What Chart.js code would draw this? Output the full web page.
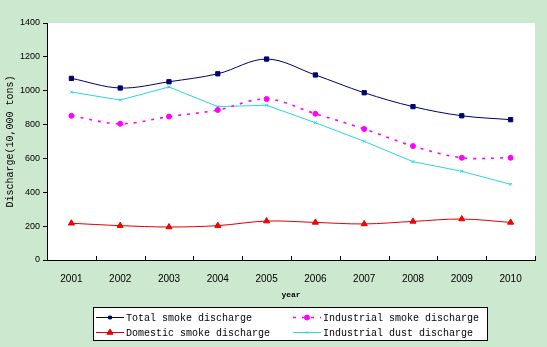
<!DOCTYPE html>
<html>
<head>
<meta charset="utf-8">
<script src="https://cdn.jsdelivr.net/npm/chart.js"></script>
<style>
  html, body { margin: 0; padding: 0; background: #cce8cf; }
  #wrap { width: 547px; height: 347px; position: relative; }
</style>
</head>
<body>
<div id="wrap"><canvas id="smokeChart" width="547" height="347"></canvas></div>
<script>
// Data
const years = ['2001', '2002', '2003', '2004', '2005', '2006', '2007', '2008', '2009', '2010'];
const totalSmoke = [1073, 1016, 1053, 1100, 1187, 1093, 988, 906, 852, 829];
const industrialSmoke = [852, 805, 847, 886, 951, 864, 774, 673, 604, 604];
const domesticSmoke = [217, 203, 195, 203, 230, 222, 213, 228, 242, 222];
const industrialDust = [992, 945, 1022, 906, 914, 811, 701, 581, 524, 447];
const yTicks = [0, 200, 400, 600, 800, 1000, 1200, 1400];

const monoFont = '"Liberation Mono", "DejaVu Sans Mono", monospace';
const sansFont = '"Liberation Sans", Arial, sans-serif';

// white plot area + inward x tick marks
const plotBackground = {
  id: 'plotBackground',
  beforeDraw(chart) {
    const { ctx, chartArea } = chart;
    ctx.save();
    ctx.fillStyle = '#ffffff';
    ctx.fillRect(chartArea.left, chartArea.top, chartArea.right - chartArea.left, chartArea.bottom - chartArea.top);
    ctx.restore();
  },
  afterDatasetsDraw(chart) {
    const { ctx, scales } = chart;
    const x = scales.x;
    const step = (x.right - x.left) / years.length;
    ctx.save();
    ctx.strokeStyle = '#000';
    ctx.lineWidth = 1;
    ctx.beginPath();
    for (let i = 0; i <= years.length; i++) {
      const px = Math.round(x.left + i * step) + 0.5;
      ctx.moveTo(px, x.top);
      ctx.lineTo(px, x.top - 4);
    }
    ctx.stroke();
    ctx.restore();
  }
};

// boxed two-column legend like the original
const boxLegend = {
  id: 'boxLegend',
  afterDraw(chart) {
    const { ctx } = chart;
    const box = { x: 93.5, y: 307.5, w: 394, h: 33 };
    ctx.save();
    ctx.fillStyle = '#ffffff';
    ctx.fillRect(box.x, box.y, box.w, box.h);
    ctx.strokeStyle = '#000';
    ctx.lineWidth = 1;
    ctx.strokeRect(box.x, box.y, box.w, box.h);
    const slots = [
      { col: 0, row: 0 }, { col: 1, row: 0 }, { col: 0, row: 1 }, { col: 1, row: 1 }
    ];
    chart.data.datasets.forEach((ds, i) => {
      const s = slots[i];
      const x0 = s.col === 0 ? 96 : 293;
      const y0 = box.y + 10 + s.row * 15;
      ctx.strokeStyle = ds.borderColor;
      ctx.lineWidth = ds.borderWidth;
      ctx.setLineDash(ds.borderDash || []);
      ctx.beginPath();
      ctx.moveTo(x0, y0);
      ctx.lineTo(x0 + 28, y0);
      ctx.stroke();
      ctx.setLineDash([]);
      ctx.fillStyle = ds.backgroundColor;
      ctx.strokeStyle = ds.borderColor;
      ctx.lineWidth = 1;
      Chart.helpers.drawPoint(ctx, {
        pointStyle: ds.pointStyle,
        radius: ds.legendRadius,
        borderWidth: 1
      }, x0 + 14, y0);
      ctx.fillStyle = '#000';
      ctx.font = '10px ' + monoFont;
      ctx.textBaseline = 'middle';
      ctx.fillText(ds.label, x0 + 30, y0 + 0.5);
    });
    ctx.restore();
  }
};

const ctx = document.getElementById('smokeChart').getContext('2d');
new Chart(ctx, {
  type: 'line',
  data: {
    labels: years,
    datasets: [
      {
        label: 'Total smoke discharge',
        data: totalSmoke,
        borderColor: '#000070',
        backgroundColor: '#000070',
        borderWidth: 1,
        tension: 0.35,
        pointStyle: 'rect',
        pointRadius: 3,
        legendRadius: 2
      },
      {
        label: 'Industrial smoke discharge',
        data: industrialSmoke,
        borderColor: '#ff00ff',
        backgroundColor: '#ff00ff',
        borderWidth: 1.6,
        borderDash: [3, 6],
        tension: 0.35,
        pointStyle: 'circle',
        pointRadius: 2.5,
        pointBorderWidth: 1,
        legendRadius: 2.5
      },
      {
        label: 'Domestic smoke discharge',
        data: domesticSmoke,
        borderColor: '#e00000',
        backgroundColor: '#ff0000',
        borderWidth: 1,
        tension: 0.35,
        pointStyle: 'triangle',
        pointRadius: 3.5,
        legendRadius: 3.5
      },
      {
        label: 'Industrial dust discharge',
        data: industrialDust,
        borderColor: '#2ad6e0',
        backgroundColor: '#2ad6e0',
        borderWidth: 1,
        tension: 0,
        pointStyle: 'crossRot',
        pointRadius: 2,
        pointBorderWidth: 1,
        legendRadius: 1.5
      }
    ]
  },
  options: {
    responsive: false,
    animation: false,
    layout: { padding: { top: 23, right: 12, bottom: 47, left: 4 } },
    plugins: {
      legend: { display: false },
      tooltip: { enabled: false }
    },
    scales: {
      x: {
        offset: true,
        grid: { display: false, offset: true },
        border: { color: '#000', width: 1 },
        ticks: { color: '#000', font: { family: sansFont, size: 10 }, padding: 5 },
        title: {
          display: true,
          text: 'year',
          color: '#000',
          font: { family: monoFont, size: 8, weight: 'bold' },
          padding: { top: 2, bottom: 0 }
        },
        afterFit(scale) { scale.height = 40; }
      },
      y: {
        min: 0,
        max: 1400,
        afterBuildTicks(scale) { scale.ticks = yTicks.map(v => ({ value: v })); },
        grid: { drawOnChartArea: false, color: '#000', tickLength: 4 },
        border: { color: '#000', width: 1 },
        ticks: {
          color: '#000',
          font: { family: sansFont, size: 9 },
          padding: 3,
          callback: v => String(v)
        },
        title: {
          display: true,
          text: 'Discharge(10,000 tons)',
          color: '#000',
          font: { family: monoFont, size: 10 },
          padding: 0
        },
        afterFit(scale) { scale.width = 43; }
      }
    }
  },
  plugins: [plotBackground, boxLegend]
});
</script>
</body>
</html>
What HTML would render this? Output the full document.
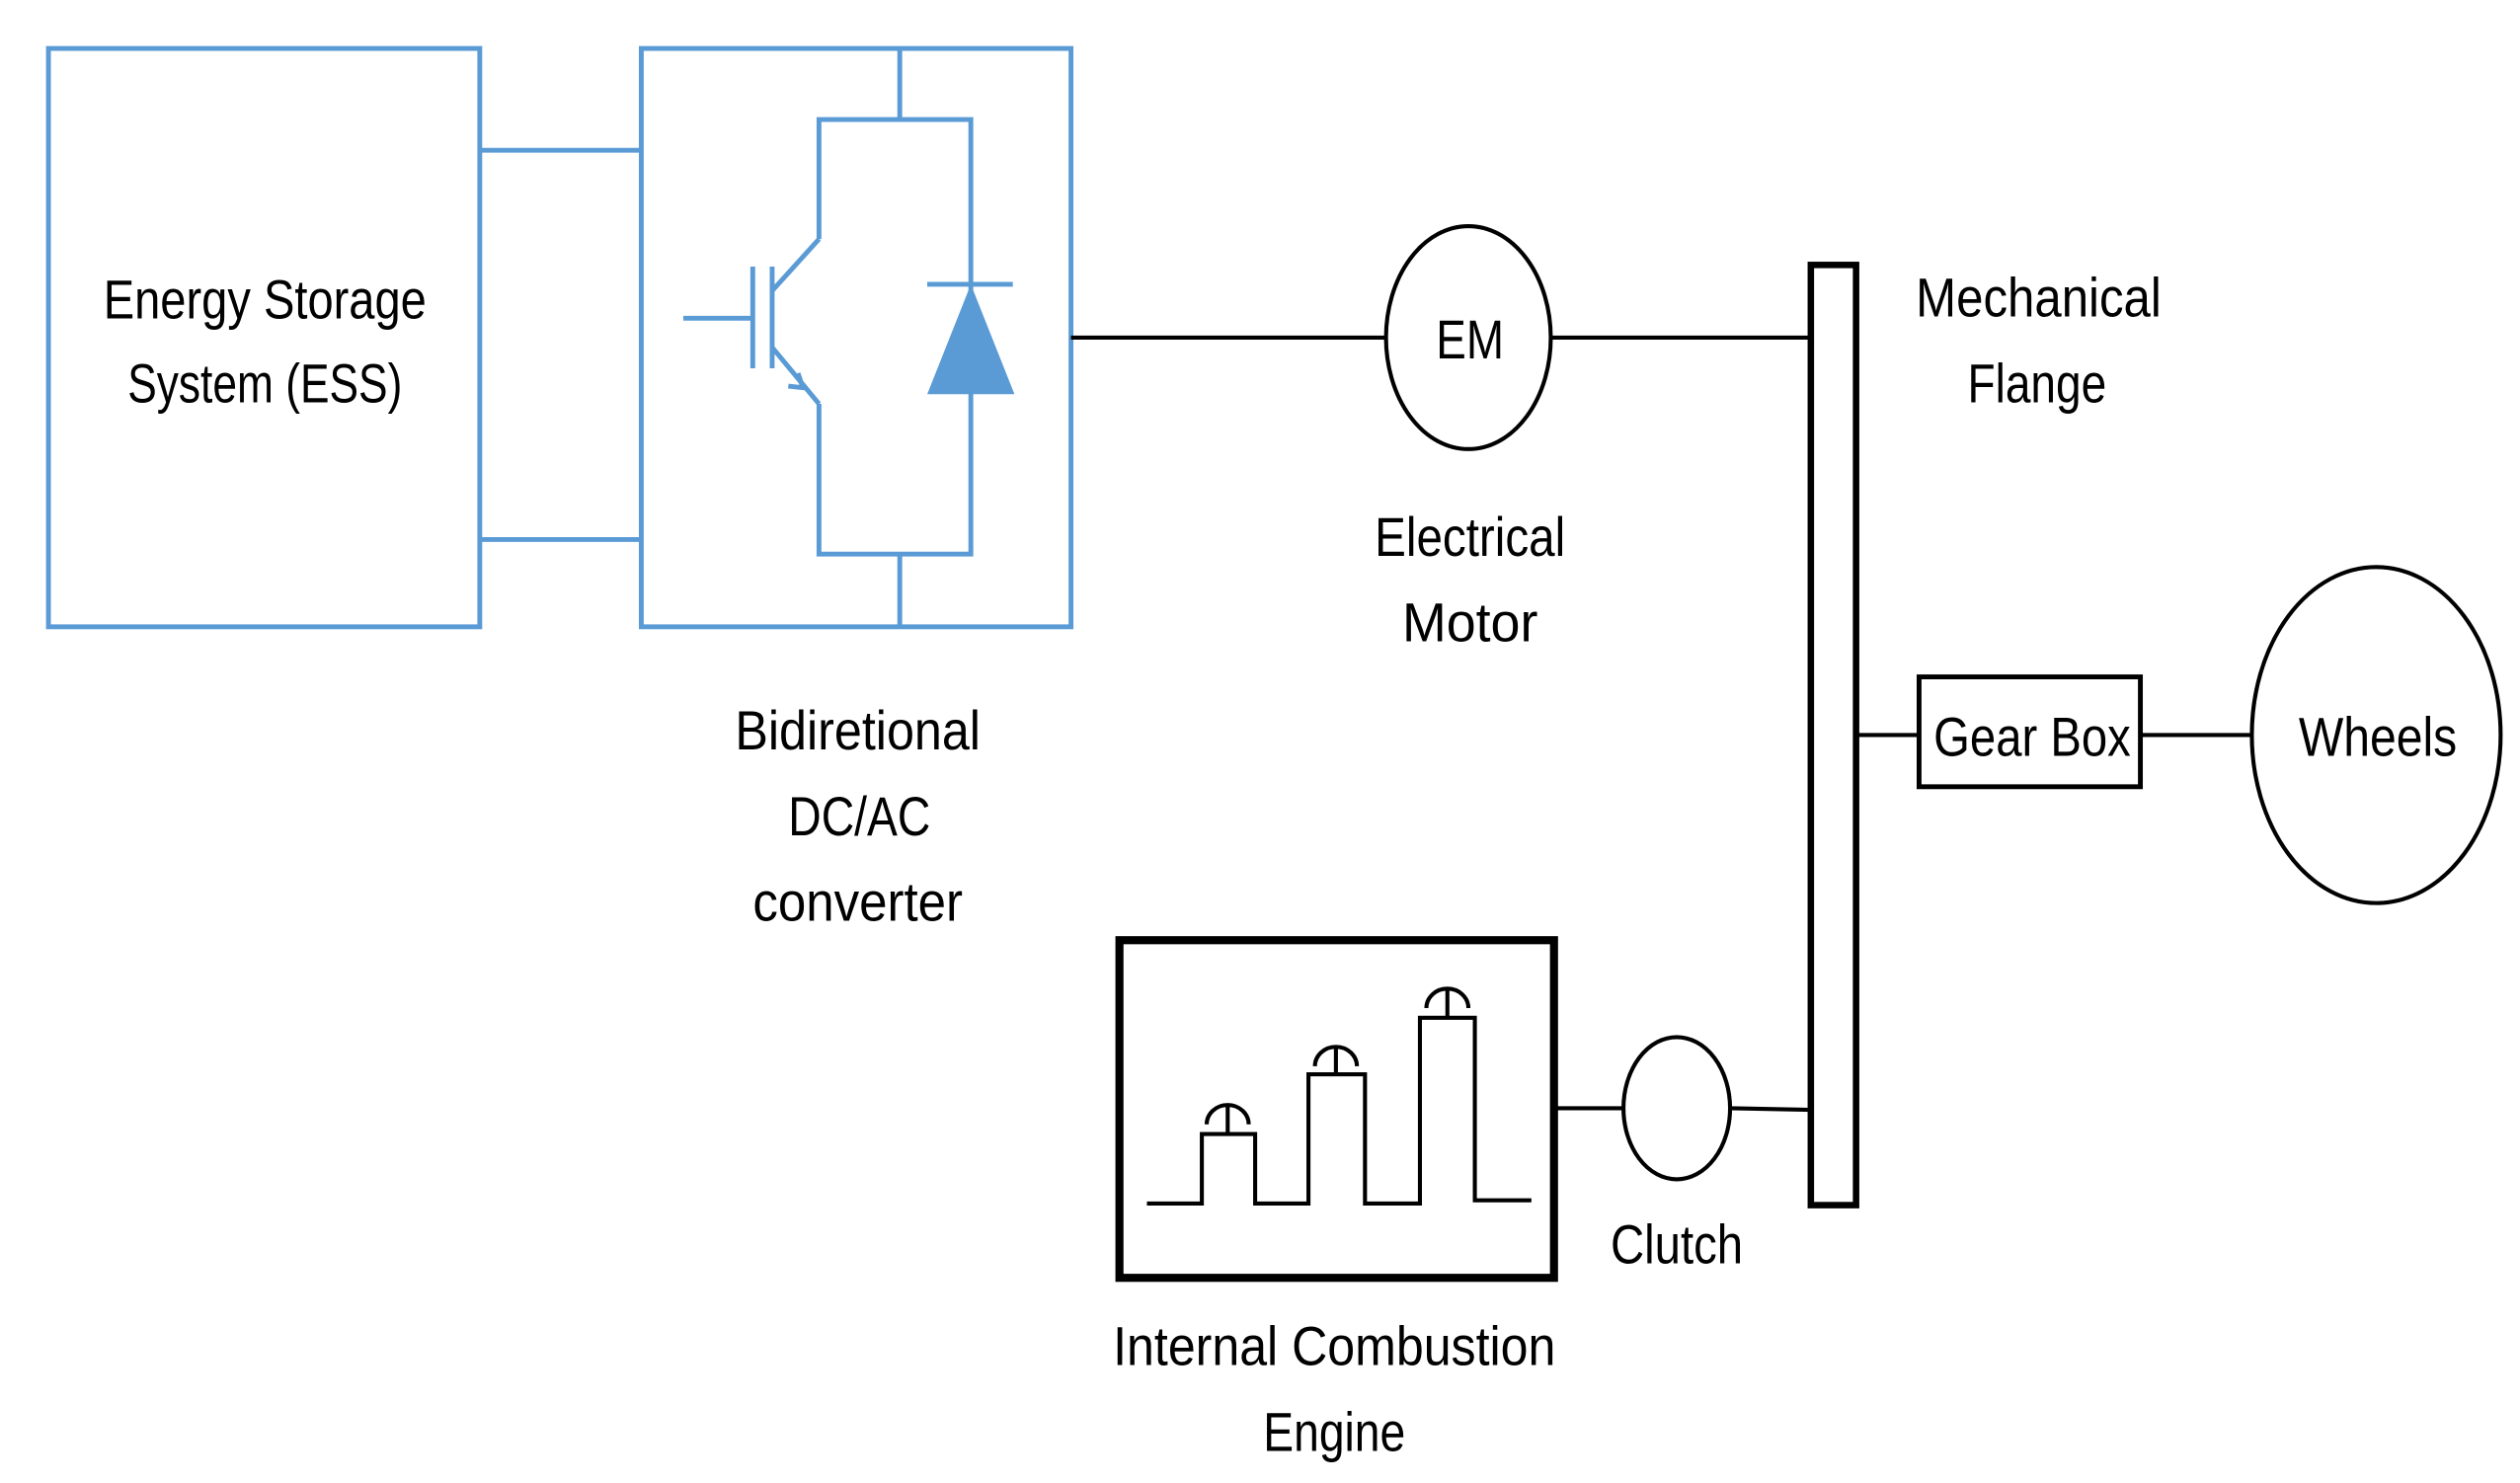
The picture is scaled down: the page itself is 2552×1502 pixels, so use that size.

+ + +

#### [PROBLEM DETAILS]
Take the line containing "What HTML would" through the last line of the material and retype exactly those lines, both ends included, with no pictures.

#### [ANSWER FOR THIS EXERCISE]
What HTML would render this? Output the full document.
The picture is scaled down: the page itself is 2552×1502 pixels, so use that size.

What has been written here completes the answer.